While optimization efforts and best practices have been implemented for the subject rod-pump systems during the past 6 decades, many opportunities remain to create additional value. Empirical knowledge from field personnel serves as the basis for the analytical model. Categorizing and quantifying the observations made by the field personnel is critical to developing any analytical model involving oil and gas operations. On the basis of feedback from field personnel and engineers, the following areas had the most potential for improvement: data consolidation, automated work flows, and data visualization.

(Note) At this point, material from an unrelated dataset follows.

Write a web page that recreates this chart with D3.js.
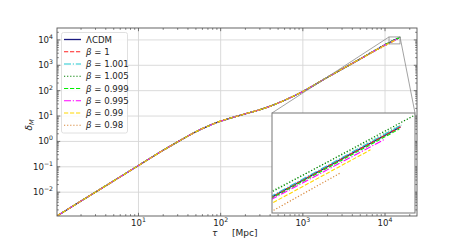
<!DOCTYPE html>
<html><head><meta charset="utf-8">
<script src="https://cdn.jsdelivr.net/npm/d3@7"></script>
<style>body{margin:0;background:#fff} text{font-family:"DejaVu Sans",sans-serif;fill:#222}</style>
</head><body><svg id="c" width="463" height="243"></svg>
<script>
// ---- data ----
const tauEarly   = [1.02, 2, 4, 10, 20, 33, 50, 70, 100, 150, 200, 300, 400, 600, 1000, 2000, 5000];
const deltaEarly = [0.00115, 0.00447, 0.0178, 0.112, 0.447, 1.15, 2.4, 4.0, 6.3, 9.4, 12.3, 17.8, 24.5, 42, 93, 339, 1780];
const seriesNames = ["ΛCDM", "1", "1.001", "1.005", "0.999", "0.995", "0.99", "0.98", "extra"];
const lateTau = [
  [11190, 14760], [11190, 14760], [11190, 14791], [11190, 15488], [11190, 14723],
  [11190, 14289], [11190, 13836], [11190, 12972], [11190, 14757]
];
const lateDelta = [
  [7709, 11995], [7709, 11995], [7762, 12134], [7962, 13274], [7656, 11830],
  [7603, 11117], [7413, 10375], [7047, 8974], [8020, 12134]
];
const xTickVals = [10, 100, 1000, 10000];
const xTickExp = ["1", "2", "3", "4"];
const yTickVals = [1e-2, 1e-1, 1, 10, 100, 1000, 10000];
const yTickExp = ["−2", "−1", "0", "1", "2", "3", "4"];
const xDomain = [1.02, 24500];
const yDomain = [0.00115, 29500];
const insetX = [11190, 15230];
const insetY = [6966, 13090];

// ---- styles ----
const styles = [
  {c: "#1a1a80", d: null, w: 1.3},
  {c: "#ff2020", d: "4.2,1.8", w: 1.1},
  {c: "#20c8d0", d: "7,1.8,1.2,1.8", w: 1.1},
  {c: "#008000", d: "1.2,1.9", w: 1.2},
  {c: "#00ee00", d: "4.2,1.8", w: 1.1},
  {c: "#ff00ff", d: "7,1.8,1.2,1.8", w: 1.1},
  {c: "#ffd700", d: "4.2,1.8", w: 1.1},
  {c: "#d8883a", d: "1.2,1.9", w: 1.2},
  {c: "#90d890", d: "1.2,1.9", w: 1.1}
];

const svg = d3.select("#c");
const L = 57, R = 417, T = 28, B = 216;
const x = d3.scaleLog().domain(xDomain).range([L, R]);
const y = d3.scaleLog().domain(yDomain).range([B, T]);

// grid
const g = svg.append("g");
xTickVals.forEach(v => g.append("line").attr("x1", x(v)).attr("x2", x(v)).attr("y1", T).attr("y2", B).attr("stroke", "#d6d6d6").attr("stroke-width", 0.9));
yTickVals.forEach(v => g.append("line").attr("x1", L).attr("x2", R).attr("y1", y(v)).attr("y2", y(v)).attr("stroke", "#d6d6d6").attr("stroke-width", 0.9));

// clip
svg.append("clipPath").attr("id", "cm").append("rect").attr("x", L).attr("y", T).attr("width", R - L).attr("height", B - T);

function pts(i) {
  const a = tauEarly.map((t, k) => [t, deltaEarly[k]]);
  lateTau[i].forEach((t, k) => a.push([t, lateDelta[i][k]]));
  return a;
}
const lineMain = d3.line().x(d => x(d[0])).y(d => y(d[1])).curve(d3.curveMonotoneX);
const gm = svg.append("g").attr("clip-path", "url(#cm)");
const order = [8, 0, 1, 2, 3, 4, 5, 6, 7];
order.forEach(i => {
  gm.append("path").attr("d", lineMain(pts(i))).attr("fill", "none")
    .attr("stroke", styles[i].c).attr("stroke-width", styles[i].w)
    .attr("stroke-dasharray", styles[i].d);
});

// ticks (inward, all sides)
const tk = svg.append("g").attr("stroke", "#444").attr("stroke-width", 0.7);
function minorVals(dom) {
  const out = [];
  for (let e = Math.floor(Math.log10(dom[0])); e <= Math.ceil(Math.log10(dom[1])); e++)
    for (let m = 2; m <= 9; m++) { const v = m * Math.pow(10, e); if (v > dom[0] && v < dom[1]) out.push(v); }
  return out;
}
xTickVals.forEach(v => { tk.append("line").attr("x1", x(v)).attr("x2", x(v)).attr("y1", B).attr("y2", B - 3.2);
  tk.append("line").attr("x1", x(v)).attr("x2", x(v)).attr("y1", T).attr("y2", T + 3.2); });
minorVals(xDomain).forEach(v => { tk.append("line").attr("x1", x(v)).attr("x2", x(v)).attr("y1", B).attr("y2", B - 1.8);
  tk.append("line").attr("x1", x(v)).attr("x2", x(v)).attr("y1", T).attr("y2", T + 1.8); });
yTickVals.forEach(v => { tk.append("line").attr("x1", L).attr("x2", L + 3.2).attr("y1", y(v)).attr("y2", y(v));
  tk.append("line").attr("x1", R).attr("x2", R - 3.2).attr("y1", y(v)).attr("y2", y(v)); });
minorVals(yDomain).forEach(v => { tk.append("line").attr("x1", L).attr("x2", L + 1.8).attr("y1", y(v)).attr("y2", y(v));
  tk.append("line").attr("x1", R).attr("x2", R - 1.8).attr("y1", y(v)).attr("y2", y(v)); });

// tick labels
const fs = 8.6;
xTickVals.forEach((v, k) => {
  const t = svg.append("text").attr("x", x(v)).attr("y", 226).attr("text-anchor", "middle").attr("font-size", fs);
  t.append("tspan").text("10");
  t.append("tspan").attr("dy", -4).attr("font-size", 6.2).text(xTickExp[k]);
});
yTickVals.forEach((v, k) => {
  const t = svg.append("text").attr("x", 53).attr("y", y(v) + 3).attr("text-anchor", "end").attr("font-size", fs);
  t.append("tspan").text("10");
  t.append("tspan").attr("dy", -4).attr("font-size", 6.2).text(yTickExp[k]);
});

// axis labels
const xl = svg.append("text").attr("y", 236).attr("font-size", 9);
xl.append("tspan").attr("x", 212).attr("font-style", "italic").text("τ");
xl.append("tspan").attr("x", 232).text("[Mpc]");
const yl = svg.append("text").attr("transform", "translate(32,125) rotate(-90)").attr("text-anchor", "middle").attr("font-size", 9);
yl.append("tspan").attr("font-style", "italic").text("δ");
yl.append("tspan").attr("font-size", 6.5).attr("dy", 2).attr("font-style", "italic").text("M");

// inset
const IL = 272, IR = 415, IT = 113, IB = 213;
const xi = d3.scaleLog().domain(insetX).range([IL, IR]);
const yi = d3.scaleLog().domain(insetY).range([IB, IT]);
// zoom rectangle & connectors
const rx0 = x(insetX[0]), rx1 = x(insetX[1]), ry0 = y(insetY[1]), ry1 = y(insetY[0]);
const cg = svg.append("g").attr("stroke", "#8a8a8a").attr("stroke-width", 0.8).attr("fill", "none");
cg.append("rect").attr("x", rx0).attr("y", ry0).attr("width", rx1 - rx0).attr("height", ry1 - ry0);
cg.append("line").attr("x1", rx0).attr("y1", ry0).attr("x2", IL).attr("y2", IT);
cg.append("line").attr("x1", rx1).attr("y1", ry0).attr("x2", IR).attr("y2", IT);

svg.append("rect").attr("x", IL).attr("y", IT).attr("width", IR - IL).attr("height", IB - IT).attr("fill", "#fff");
svg.append("clipPath").attr("id", "ci").append("rect").attr("x", IL).attr("y", IT).attr("width", IR - IL).attr("height", IB - IT);
const lineIn = d3.line().x(d => xi(d[0])).y(d => yi(d[1]));
const gi = svg.append("g").attr("clip-path", "url(#ci)");
[8, 0, 1, 2, 3, 4, 5, 6, 7].forEach(i => {
  gi.append("path").attr("d", lineIn(pts(i))).attr("fill", "none")
    .attr("stroke", styles[i].c).attr("stroke-width", styles[i].w)
    .attr("stroke-dasharray", styles[i].d);
});
svg.append("rect").attr("x", IL).attr("y", IT).attr("width", IR - IL).attr("height", IB - IT)
  .attr("fill", "none").attr("stroke", "#777").attr("stroke-width", 1);

// main frame
svg.append("rect").attr("x", L).attr("y", T).attr("width", R - L).attr("height", B - T)
  .attr("fill", "none").attr("stroke", "#555").attr("stroke-width", 0.9);

// legend
const lg = svg.append("g");
lg.append("rect").attr("x", 61.5).attr("y", 32.5).attr("width", 66).attr("height", 100.5).attr("rx", 2)
  .attr("fill", "#fff").attr("fill-opacity", 0.85).attr("stroke", "#d8d8d8").attr("stroke-width", 0.8);
for (let i = 0; i < 8; i++) {
  const yy = 39.5 + i * 12.25;
  lg.append("line").attr("x1", 64).attr("x2", 81).attr("y1", yy).attr("y2", yy)
    .attr("stroke", styles[i].c).attr("stroke-width", styles[i].w).attr("stroke-dasharray", styles[i].d);
  const t = lg.append("text").attr("x", 86).attr("y", yy + 3.2).attr("font-size", 8.6);
  if (i === 0) t.text(seriesNames[0]);
  else {
    t.append("tspan").attr("font-style", "italic").text("β");
    t.append("tspan").text(" = " + seriesNames[i]);
  }
}
</script></body></html>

The data-consolidation issue stems from data being located in multiple file locations, sometimes being stored in nontabular formats and initially lacking the necessary unique identifiers for mapping between databases. Automated work flows were essentially non-existent; wells were analyzed individually using deterministic, static data. Data were previously visualized in multiple locations but never integrated into a single, interactive visualization tool.
The opportunities to maximize asset value led to the development and implementation of the rod-pump optimization tool (RPOT). The RPOT is a data-visualization tool that generates a single recommended optimization action (ROA) for each well being analyzed. The ROA logic calculates the optimal amount of fluid for a well to produce on the basis of its inflow, while accounting for surface and subsurface equipment constraints.
General examples of ROAs include slowing wells down by making a specific sheave adjustment, speeding wells up by a specified strokes/minute (spm) amount, upsizing the downhole pump to a specific pump size, or upsizing or converting to a different artificial-lift system. If in accurate or incomplete data are brought into the database, the ROA specifies the data source that needs to be quality-checked.